_THE PROBLEM_
Pictures stay out; everything else in the records below is copied exactly.

_RECORDS FOR THE TASK_
▬▬▬▬▬▬

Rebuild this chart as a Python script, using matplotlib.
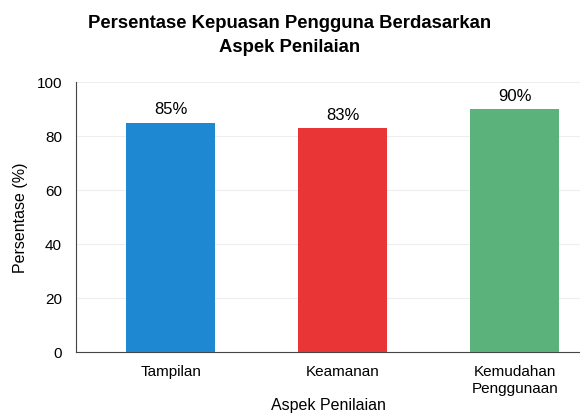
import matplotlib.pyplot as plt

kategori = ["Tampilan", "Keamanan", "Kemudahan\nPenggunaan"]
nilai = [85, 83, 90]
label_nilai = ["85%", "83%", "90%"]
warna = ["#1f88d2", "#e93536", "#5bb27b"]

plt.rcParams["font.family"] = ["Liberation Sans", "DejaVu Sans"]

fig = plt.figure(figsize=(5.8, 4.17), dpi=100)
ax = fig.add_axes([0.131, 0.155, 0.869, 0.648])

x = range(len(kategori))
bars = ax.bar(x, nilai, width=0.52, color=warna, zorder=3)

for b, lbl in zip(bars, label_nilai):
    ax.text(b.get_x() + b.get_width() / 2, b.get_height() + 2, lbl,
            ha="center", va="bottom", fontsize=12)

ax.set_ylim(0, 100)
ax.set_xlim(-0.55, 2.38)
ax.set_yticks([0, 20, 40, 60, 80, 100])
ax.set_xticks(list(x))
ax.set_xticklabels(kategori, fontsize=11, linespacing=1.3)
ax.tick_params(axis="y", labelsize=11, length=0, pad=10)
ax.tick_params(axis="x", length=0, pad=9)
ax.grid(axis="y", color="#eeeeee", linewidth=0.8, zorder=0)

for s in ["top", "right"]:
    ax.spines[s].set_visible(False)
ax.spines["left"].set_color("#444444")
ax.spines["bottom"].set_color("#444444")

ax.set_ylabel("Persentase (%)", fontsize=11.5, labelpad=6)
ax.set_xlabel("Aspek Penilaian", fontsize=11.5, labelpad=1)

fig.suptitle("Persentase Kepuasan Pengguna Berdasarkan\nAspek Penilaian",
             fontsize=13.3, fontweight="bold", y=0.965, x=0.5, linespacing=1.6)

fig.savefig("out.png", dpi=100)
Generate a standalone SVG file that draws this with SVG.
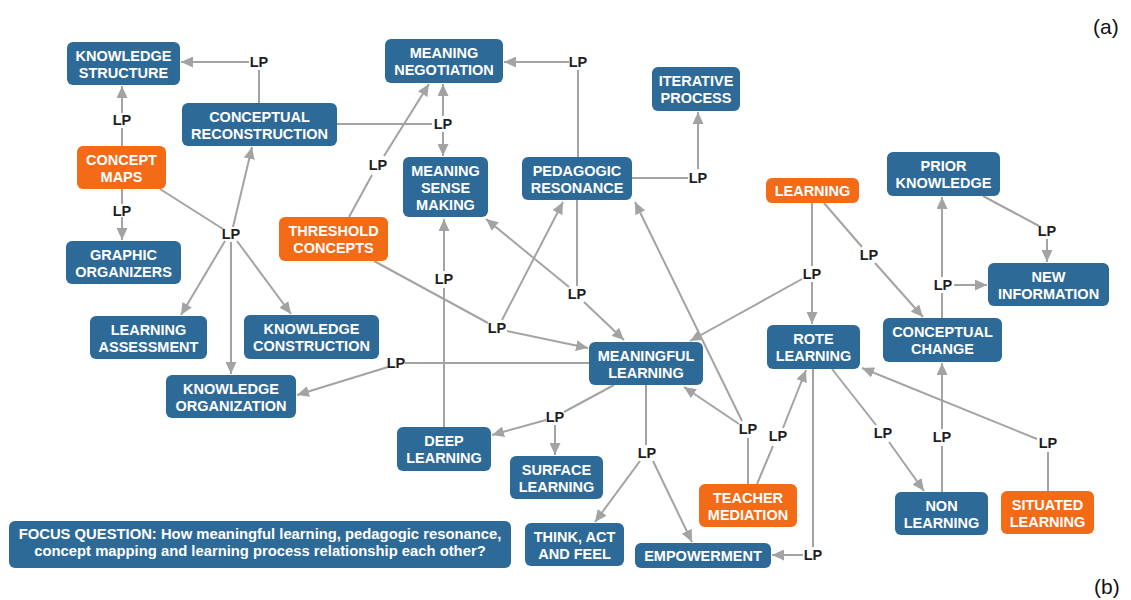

▬▬▬▬▬▬

_FINAL RESULT_
Rebuild this chart as a Python script, using matplotlib.
import matplotlib.pyplot as plt

kategori = ["Tampilan", "Keamanan", "Kemudahan\nPenggunaan"]
nilai = [85, 83, 90]
label_nilai = ["85%", "83%", "90%"]
warna = ["#1f88d2", "#e93536", "#5bb27b"]

plt.rcParams["font.family"] = ["Liberation Sans", "DejaVu Sans"]

fig = plt.figure(figsize=(5.8, 4.17), dpi=100)
ax = fig.add_axes([0.131, 0.155, 0.869, 0.648])

x = range(len(kategori))
bars = ax.bar(x, nilai, width=0.52, color=warna, zorder=3)

for b, lbl in zip(bars, label_nilai):
    ax.text(b.get_x() + b.get_width() / 2, b.get_height() + 2, lbl,
            ha="center", va="bottom", fontsize=12)

ax.set_ylim(0, 100)
ax.set_xlim(-0.55, 2.38)
ax.set_yticks([0, 20, 40, 60, 80, 100])
ax.set_xticks(list(x))
ax.set_xticklabels(kategori, fontsize=11, linespacing=1.3)
ax.tick_params(axis="y", labelsize=11, length=0, pad=10)
ax.tick_params(axis="x", length=0, pad=9)
ax.grid(axis="y", color="#eeeeee", linewidth=0.8, zorder=0)

for s in ["top", "right"]:
    ax.spines[s].set_visible(False)
ax.spines["left"].set_color("#444444")
ax.spines["bottom"].set_color("#444444")

ax.set_ylabel("Persentase (%)", fontsize=11.5, labelpad=6)
ax.set_xlabel("Aspek Penilaian", fontsize=11.5, labelpad=1)

fig.suptitle("Persentase Kepuasan Pengguna Berdasarkan\nAspek Penilaian",
             fontsize=13.3, fontweight="bold", y=0.965, x=0.5, linespacing=1.6)

fig.savefig("out.png", dpi=100)
Generate a standalone SVG file that draws this with SVG.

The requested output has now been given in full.